With Baltimore's offense falling apart at the seams, its quarterback has proven he can be the cure-all.
An image of Lamar Jackson, both feet in the air, arm cocked in a modified Heisman pose as he prepared to burn a blitzing Chiefs defense with a sidearmed jump pass, is iconic and beautiful and perfectly emblematic of how singularly talented Jackson is. Or, if that didn’t do it for you, how about the time a quarter later when he sideways flipped into the end zone?
It was also, amid an 36-35 win over the Chiefs on Sunday night, the ideal summary of what the Baltimore Ravens are right now, as a team wholly dependent on one person’s magic (at least on offense), riding football’s razor edge each week hoping that his theatrics can keep pace with whatever the opponent is dealing back.
The brilliant part about Greg Roman and John Harbaugh’s vision for their post-Joe Flacco lives was that it gave them so much control for so long. The moment the Ravens began confronting defenses, first with their troika of tight ends, their gigantic fullback and their downhill running backs, was that it told the defenses what they were supposed to do in order to stop it. It dwindled their options down to one thing, one personnel grouping, one scheme with just a handful of calls, which Baltimore conveniently had the solution for.

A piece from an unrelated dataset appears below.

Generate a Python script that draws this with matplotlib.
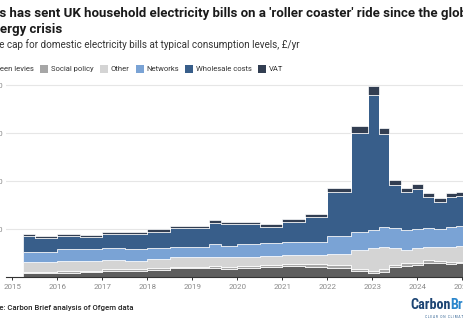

The beauty of the whole operation was that, outside of the transcendent star at quarterback, the ancillary pieces seemed somewhat replaceable. You can find a third tight end. You can get another running back. You can plug in a new guard here and there. For the time being, you have your pick of the litter at fullback, given that most teams still, confoundingly, aren’t drafting them to help diversify their offense. But when it all melts down, seemingly over the course of a few cursed practices, where do you go from there?
The offensive line takes time to gel and compensate for its weaker parts. The receiving corps, most of which is healing in an ice bath somewhere, are not deep enough to drift toward another scheme. And so there are moments when Jackson negates it all anyway, running this scheme salad and winning on downs that he has no conceivable business winning, juxtaposed against a few series later when he gets pummeled in the backfield while frantically scanning the field for some sliver of open space.
Until they regain some semblance of control, this is what their lives will be like. For the viewing public, it’s wonderful. Baltimore, over the past two weeks, has played in two of the most entertaining regular season football games of the last five years. Jackson, like Patrick Mahomes, can almost always ensure that his team is never completely out of a football game. On Sunday night, the Chiefs’ win probability spiked at 91.6% with a little over six minutes to play in the fourth quarter, with the league’s most potent offense holding an 11-point lead.
The victory should obviously show Jackson’s unshakable value as a franchise quarterback. While it may not always look like what the anonymous scouts and opportunistic, bias-bating members of the media searching for relevance might think it should look like, it’s producing victories. You can throw an interception that may be uncharacteristic of a more risk-averse quarterback if you have the knowledge that you can (and body of evidence to support) immediately eradicate whatever win probability dip it may have caused with some other herculean play. It’s winning games against some of the best teams in football. It’s ousting a conference foe that has been outpacing Baltimore for a few seasons now.
Baltimore will, by season’s end, look completely different than they do at this moment. They will inch closer to the battering ram unit they have historically been, only, perhaps, with a more complete group of receivers once first-round pick Rashod Bateman makes it back on the field. They cannot be less healthy than they are at this moment, and, as a result, are taxed trying to keep up with a stream of spot starters and rookies all taking on bigger roles than they were meant to.
Jackson, though, is constant. And what else could you possibly ask for in the absence of total control?